Am 24. September wird in Deutschland ein neues Parlament (Bundestag) gewählt. In den Umfragen liegt derzeit die CDU/CSU mit rund 40 Prozent klar vor der SPD, die knapp über 20 kommt. Kleinere Parteien – die Grünen, die FPD, die Linke und die AfD werden im letzten "Stern"-RTL-Wahltrend gleichauf bei acht Prozent geführt.

Wahlprogramm im Onlineshop

Die rechtspopulistische AfD, bisher schon kreativ in der Beschaffung von Geldmitteln, hat nun eine neue Plattform entdeckt, um das eigene Budget zu steigern: Amazon. Für knapp drei Euro wurde vor wenigen Tagen das eigene Wahlprogramm in ausführlicher Fassung als Kindle-E-Book in den Katalog des amerikanischen E-Commerce-Riesen gestellt.

Das "Programm für Deutschland" blieb freilich auch Kritikern der Partei nicht verborgen. Das Werk, dessen Preis mittlerweile auf 99 Cent herabgesetzt wurde, wird seitdem mit allerlei süffisanten bis bösartigen Rezensionen eingedeckt. Doch auch die Unterstützer der Partei mischen nun mit.

NS-Vergleiche, "schlechter Endwelt-Roman"

"Billige Kopie" titelt die erste "Top-Kundenrezension", in welcher das Programm einen von maximal fünf Sternen erhält. Der Autor "Mevolon18" befindet: "Ich fand das Original 'Mein Kampf' deutlich unterhaltsamer, das ist ein schlechtes Plagiat. Desweiteren wurde dieses noch nicht mal verboten, das kann ja nur langweilig sein."

In dieselbe Kerbe schlägt auch "Schön Bunt Hier". Er bemängelt, dass auf seinem Gerät die vorausgesetzte Schriftart "Fraktur" nicht vorhanden war und die Systemzeit unwiderruflich auf das Jahr 1933 zurückgesetzt wurde.
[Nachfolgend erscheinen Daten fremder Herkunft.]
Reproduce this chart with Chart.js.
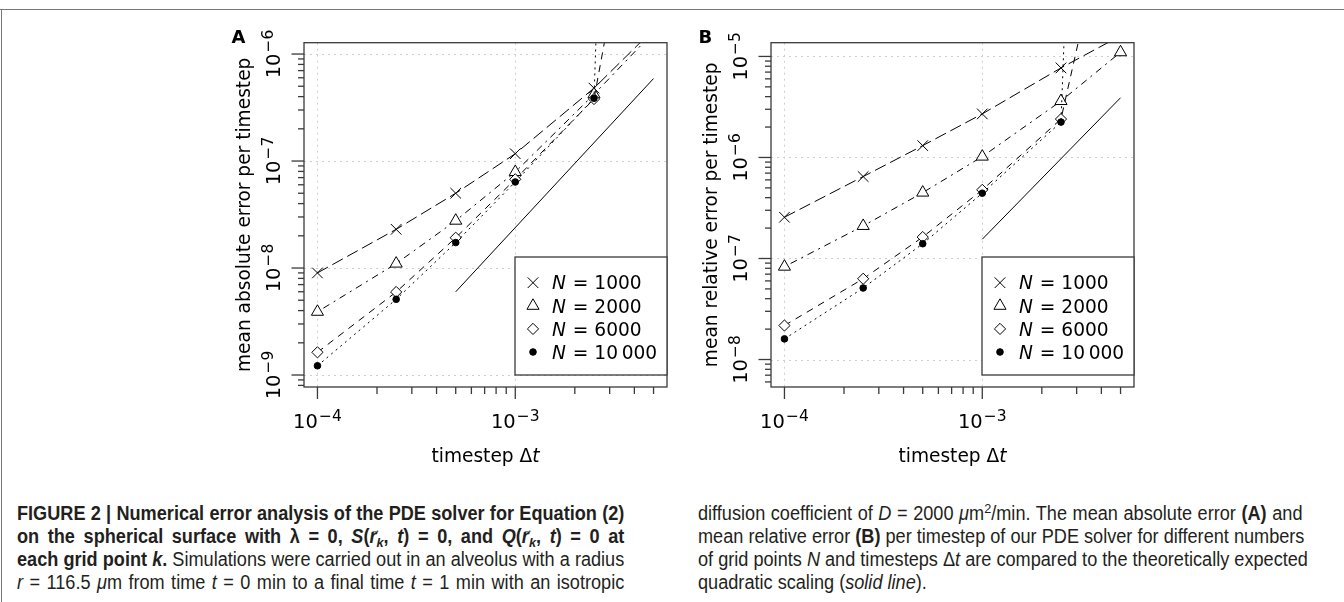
<!DOCTYPE html>
<html>
<head>
<meta charset="utf-8">
<script src="https://cdn.jsdelivr.net/npm/chart.js@4.4.1/dist/chart.umd.min.js"></script>
<style>
  body { margin: 0; background: #fff; width: 1344px; height: 602px; overflow: hidden; position: relative; }
  .frame-top { position: absolute; left: 0; top: 9px; width: 1344px; border-top: 1.5px solid #777; }
  .frame-left { position: absolute; left: 1px; top: 9px; height: 593px; border-left: 1.5px solid #777; }
  canvas { position: absolute; top: 0; }
  .cap { position: absolute; font-family: 'Liberation Sans Narrow', 'Liberation Sans', Arial, sans-serif;
         font-size: 19.5px; line-height: 23px; color: #231f20; white-space: nowrap;
         transform: scaleX(0.93); transform-origin: 0 0; }
  .cap div { text-align: justify; text-align-last: justify; }
  .cap div.last { text-align-last: left; }
  .vec { position: relative; }
  .vec .arr { position: absolute; left: 1px; top: -1px; font-size: 11px; line-height: 11px; font-style: normal; font-weight: normal; }
  sub { font-size: 70%; line-height: 0; vertical-align: -0.3em; }
  sup { font-size: 70%; line-height: 0; }
</style>
</head>
<body>
<div class="frame-top"></div>
<div class="frame-left"></div>
<canvas id="chartA" width="480" height="480" style="left:200px"></canvas>
<canvas id="chartB" width="480" height="480" style="left:667px"></canvas>

<div class="cap" style="left:17px; top:502px; width:653px">
  <div><b>FIGURE 2 | Numerical error analysis of the PDE solver for Equation (2)</b></div>
  <div><b>on the spherical surface with λ = 0, <i>S</i>(<i class="vec"><span class="arr">→</span>r</i><sub><i>k</i></sub>, <i>t</i>) = 0, and <i>Q</i>(<i class="vec"><span class="arr">→</span>r</i><sub><i>k</i></sub>, <i>t</i>) = 0 at</b></div>
  <div><b>each grid point <i>k</i>.</b> Simulations were carried out in an alveolus with a radius</div>
  <div><i>r</i> = 116.5 <i>μ</i>m from time <i>t</i> = 0 min to a final time <i>t</i> = 1 min with an isotropic</div>
</div>
<div class="cap" style="left:698px; top:502px; width:650px">
  <div>diffusion coefficient of <i>D</i> = 2000 <i>μ</i>m<sup>2</sup>/min. The mean absolute error <b>(A)</b> and</div>
  <div>mean relative error <b>(B)</b> per timestep of our PDE solver for different numbers</div>
  <div>of grid points <i>N</i> and timesteps Δ<i>t</i> are compared to the theoretically expected</div>
  <div class="last">quadratic scaling (<i>solid line</i>).</div>
</div>

<script>
// timesteps (x) shared by both panels
const timesteps = [1e-4, 2.5e-4, 5e-4, 1e-3, 2.5e-3, 5e-3];
const gridPoints = ['1000', '2000', '6000', '10\u2009000'];

// panel A: mean absolute error per timestep
const absErr1000  = [9.0e-9, 2.3e-8, 5.0e-8, 1.17e-7, 4.8e-7, 1.7e-6];
const absErr2000  = [3.9e-9, 1.1e-8, 2.77e-8, 7.9e-8, 4.2e-7, 1.6e-6];
const absErr6000  = [1.63e-9, 5.97e-9, 1.92e-8, 6.75e-8, 3.8e-7, 4e-4];
const absErr10000 = [1.22e-9, 5.1e-9, 1.73e-8, 6.37e-8, 3.86e-7, 1e10];
const refStepA   = [5e-4, 5e-3];
const refAbsErr  = [6.0e-9, 5.9e-7];

// panel B: mean relative error per timestep
const relErr1000  = [2.56e-7, 6.47e-7, 1.31e-6, 2.7e-6, 7.7e-6, 1.6e-5];
const relErr2000  = [8.3e-8, 2.1e-7, 4.49e-7, 1.02e-6, 3.62e-6, 1.1e-5];
const relErr6000  = [2.17e-8, 6.3e-8, 1.63e-7, 4.78e-7, 2.4e-6, 1e-3];
const relErr10000 = [1.6e-8, 5.1e-8, 1.4e-7, 4.43e-7, 2.24e-6, 1e10];
const refStepB   = [1e-3, 5e-3];
const refRelErr  = [1.55e-7, 3.9e-6];

// axis ticks
const xMajorTicks = [1e-4, 1e-3];
const xMajorExp   = ['\u22124', '\u22123'];
const xMinorTicks = [2e-4, 3e-4, 4e-4, 5e-4, 6e-4, 7e-4, 8e-4, 9e-4, 2e-3, 3e-3, 4e-3, 5e-3];
const yMajorA = [1e-9, 1e-8, 1e-7, 1e-6];
const yExpA   = ['\u22129', '\u22128', '\u22127', '\u22126'];
const yMajorB = [1e-8, 1e-7, 1e-6, 1e-5];
const yExpB   = ['\u22128', '\u22127', '\u22126', '\u22125'];

const FONT = '"DejaVu Sans", sans-serif';
const INK = '#000';
const BOX = '#3a3a3a';

// R-like point symbols and line types for each N
const SERIES_STYLE = [
  { pointStyle: 'crossRot', radius: 7.5, fill: '#fff', dash: [12, 5] },
  { pointStyle: 'triangle', radius: 7,   fill: '#fff', dash: [2, 5, 7, 5] },
  { pointStyle: 'rectRot',  radius: 5.6, fill: '#fff', dash: [7, 6] },
  { pointStyle: 'circle',   radius: 3.3, fill: '#000', dash: [2, 4] },
];

function makeDatasets(seriesList, refX, refY) {
  const sets = seriesList.map((vals, i) => {
    const st = SERIES_STYLE[i];
    return {
      label: 'N = ' + gridPoints[i],
      data: timesteps.map((t, j) => ({ x: t, y: vals[j] })),
      borderColor: INK,
      borderWidth: 1,
      borderDash: st.dash,
      pointStyle: st.pointStyle,
      pointRadius: st.radius,
      pointBorderColor: INK,
      pointBorderWidth: 1,
      pointBackgroundColor: st.fill,
      tension: 0,
      order: 4 - i,
    };
  });
  sets.push({
    label: 'quadratic',
    data: refX.map((t, j) => ({ x: t, y: refY[j] })),
    borderColor: INK,
    borderWidth: 1,
    pointRadius: 0,
    tension: 0,
  });
  return sets;
}

function drawPow(ctx, x, y, exp, rotate) {
  ctx.save();
  ctx.translate(x, y);
  if (rotate) ctx.rotate(-Math.PI / 2);
  ctx.textAlign = 'left';
  ctx.textBaseline = 'alphabetic';
  ctx.font = '19.5px ' + FONT;
  const w1 = ctx.measureText('10').width;
  ctx.font = '15.5px ' + FONT;
  const w2 = ctx.measureText(exp).width;
  const x0 = -(w1 + w2 + 1) / 2;
  ctx.fillStyle = INK;
  ctx.font = '19.5px ' + FONT;
  ctx.fillText('10', x0, 0);
  ctx.font = '15.5px ' + FONT;
  ctx.fillText(exp, x0 + w1 + 1, -7);
  ctx.restore();
}

function rFramePlugin(cfg) {
  return {
    id: 'rFrame',
    beforeDatasetsDraw(chart) {
      const { ctx, chartArea: a, scales: { x, y } } = chart;
      ctx.save();
      ctx.strokeStyle = '#cfcfcf';
      ctx.lineWidth = 1;
      ctx.setLineDash([2, 4]);
      xMajorTicks.forEach(v => {
        const px = Math.round(x.getPixelForValue(v)) + 0.5;
        ctx.beginPath(); ctx.moveTo(px, a.top); ctx.lineTo(px, a.bottom); ctx.stroke();
      });
      cfg.yMajor.forEach(v => {
        const py = Math.round(y.getPixelForValue(v)) + 0.5;
        ctx.beginPath(); ctx.moveTo(a.left, py); ctx.lineTo(a.right, py); ctx.stroke();
      });
      ctx.restore();
    },
    afterDatasetsDraw(chart) {
      const { ctx, chartArea: a, scales: { x, y } } = chart;
      ctx.save();
      ctx.strokeStyle = BOX;
      ctx.lineWidth = 1.3;
      ctx.setLineDash([]);
      ctx.strokeRect(a.left, a.top, a.right - a.left, a.bottom - a.top);

      // x ticks
      const tick = (px, len) => { ctx.beginPath(); ctx.moveTo(px, a.bottom); ctx.lineTo(px, a.bottom + len); ctx.stroke(); };
      xMajorTicks.forEach(v => tick(x.getPixelForValue(v), 12));
      xMinorTicks.forEach(v => tick(x.getPixelForValue(v), 7));
      // y ticks (minor at 2..9 within each decade)
      const ytick = (py, len) => { ctx.beginPath(); ctx.moveTo(a.left, py); ctx.lineTo(a.left - len, py); ctx.stroke(); };
      const dec0 = Math.floor(Math.log10(y.min)), dec1 = Math.ceil(Math.log10(y.max));
      for (let d = dec0; d <= dec1; d++) {
        for (let m = 2; m <= 9; m++) {
          const v = m * Math.pow(10, d);
          if (v >= y.min && v <= y.max) ytick(y.getPixelForValue(v), 6);
        }
      }
      cfg.yMajor.forEach(v => ytick(y.getPixelForValue(v), 12.5));

      // tick labels
      xMajorTicks.forEach((v, i) => drawPow(ctx, x.getPixelForValue(v), a.bottom + 41, xMajorExp[i], false));
      cfg.yMajor.forEach((v, i) => drawPow(ctx, a.left - 24, y.getPixelForValue(v), cfg.yExp[i], true));

      // axis titles
      ctx.fillStyle = INK;
      ctx.textBaseline = 'alphabetic';
      const upright = '18.6px ' + FONT, oblique = 'italic 18.6px ' + FONT;
      ctx.font = upright;
      const wA = ctx.measureText('timestep \u0394').width;
      ctx.font = oblique;
      const wB = ctx.measureText('t').width;
      const tx = (a.left + a.right) / 2 - (wA + wB) / 2;
      ctx.textAlign = 'left';
      ctx.font = upright; ctx.fillText('timestep \u0394', tx, a.bottom + 75);
      ctx.font = oblique; ctx.fillText('t', tx + wA, a.bottom + 75);

      ctx.save();
      ctx.translate(a.left - 54, (a.top + a.bottom) / 2);
      ctx.rotate(-Math.PI / 2);
      ctx.textAlign = 'center';
      ctx.font = upright;
      ctx.fillText(cfg.yTitle, 0, 0);
      ctx.restore();

      // panel letter
      ctx.font = 'bold 18px ' + FONT;
      ctx.textAlign = 'left';
      ctx.fillText(cfg.letter, a.left - 72.5, a.top);

      // legend, bottom right
      const lw = 152, lh = 118;
      const lx = a.right - lw, ly = a.bottom - 12 - lh;
      ctx.fillStyle = '#fff';
      ctx.fillRect(lx, ly, lw, lh);
      ctx.strokeStyle = BOX;
      ctx.lineWidth = 1.3;
      ctx.strokeRect(lx, ly, lw, lh);
      gridPoints.forEach((n, i) => {
        const cy = ly + 25.7 + i * 23.1;
        const st = SERIES_STYLE[i];
        ctx.fillStyle = st.fill;
        ctx.strokeStyle = INK;
        ctx.lineWidth = 1;
        if (Chart.helpers && Chart.helpers.drawPoint) {
          Chart.helpers.drawPoint(ctx, { pointStyle: st.pointStyle, radius: st.radius, borderWidth: 1, rotation: 0 }, lx + 18, cy);
        }
        ctx.fillStyle = INK;
        ctx.font = oblique;
        ctx.fillText('N', lx + 37, cy + 6.7);
        const wn = ctx.measureText('N').width;
        ctx.font = upright;
        ctx.fillText(' = ' + n, lx + 37 + wn + 1, cy + 6.7);
      });
      ctx.restore();
    }
  };
}

function makeChart(id, datasets, yMin, yMax, cfg) {
  return new Chart(document.getElementById(id), {
    type: 'line',
    data: { datasets },
    options: {
      responsive: false,
      animation: false,
      devicePixelRatio: 1,
      layout: { padding: { left: 104, top: 42.7, right: 13, bottom: 93 } },
      plugins: { legend: { display: false }, tooltip: { enabled: false } },
      scales: {
        x: { type: 'logarithmic', display: false, min: Math.pow(10, -4.068), max: Math.pow(10, -2.233) },
        y: { type: 'logarithmic', display: false, min: yMin, max: yMax },
      },
    },
    plugins: [rFramePlugin(cfg)],
  });
}

makeChart('chartA',
  makeDatasets([absErr1000, absErr2000, absErr6000, absErr10000], refStepA, refAbsErr),
  Math.pow(10, -9.112), Math.pow(10, -5.894),
  { letter: 'A', yTitle: 'mean absolute error per timestep', yMajor: yMajorA, yExp: yExpA });

makeChart('chartB',
  makeDatasets([relErr1000, relErr2000, relErr6000, relErr10000], refStepB, refRelErr),
  Math.pow(10, -8.272), Math.pow(10, -4.864),
  { letter: 'B', yTitle: 'mean relative error per timestep', yMajor: yMajorB, yExp: yExpB });
</script>
</body>
</html>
Zudem seien auch Werke von Thomas Mann, Erich Kästner und anderen Autoren von seinem Lesegerät verschwunden und es läge ein seltsamer Geruch in der Luft.

In den Rezensionen zum Wahlprogramm E-Book greifen mittlerweile auch vermehrt Unterstützer der Partei ein.
Screenshot: Amazon.de

Kommentare wie diese ernteten aufgrund der Vergleichsziehung zur NS-Zeit allerdings auch einige kritische Antworten. Andere Nutzer verzichten auf historische Verweise. Ein anonymer Rezensent sieht das Programm als "unglaublich schlechten Endwelt-Roman" mit "ermüdender Handlung". Ein User namens Ronny Diering kritisiert schlicht "Hetze und Angstmache".

Angebot dürfte legal sein

Andere fragen, ob die Partei, die seit dem Einzug in mehrere Landtage auch staatliche Förderung erhält, ihr Wahlprogramm überhaupt verkaufen dürfe.

Nach dem Auftauchen des Werks auf Amazon war zuerst unklar, ob die AfD tatsächlich selber hinter dem Verkauf steckt, oder ob sich Unbekannte einen Scherz erlaubt haben. Gegenüber ze.tt bestätigt die Partei die Vorgehensweise. Das Angebot richtet sich an Menschen, die finanzielle Unterstützung für die "Alternative für Deutschland" leisten wollen.

Ursula Münch, die Leiterin der Akademie für Politische Bildung, stuft das Vorgehen als legal ein. Parteien müssen laut deutscher Rechtslage ein Programm haben, genaue Regelungen für die Veröffentlichung existieren nicht. Und zudem lässt sich das AfD-Programm auch von der Homepage herunterladen.

Rezensionskampf

Mittlerweile finden sich beim Amazon-Angebot (aktuelle Durchschnittsbewertung: 2,5 Sterne) auch einige Einträge, die das Programm loben und insbesondere die NS-Vergleiche kritisieren. Einige Anmerkungen von Unterstützern und Gegnern sind derweil auch schon wieder – wohl infolge von Meldungen und dem Eingreifen von Moderatoren des Onlinehändlers – verschwunden. (gpi, 03.08.2017)

Update, 11:40 Uhr: Amazon hat den Verkauf des Wahlprogramms aktuell gestoppt. Laut Hinweis des Händlers weist die E-Book-Datei "erhebliche Qualitätsmängel" auf.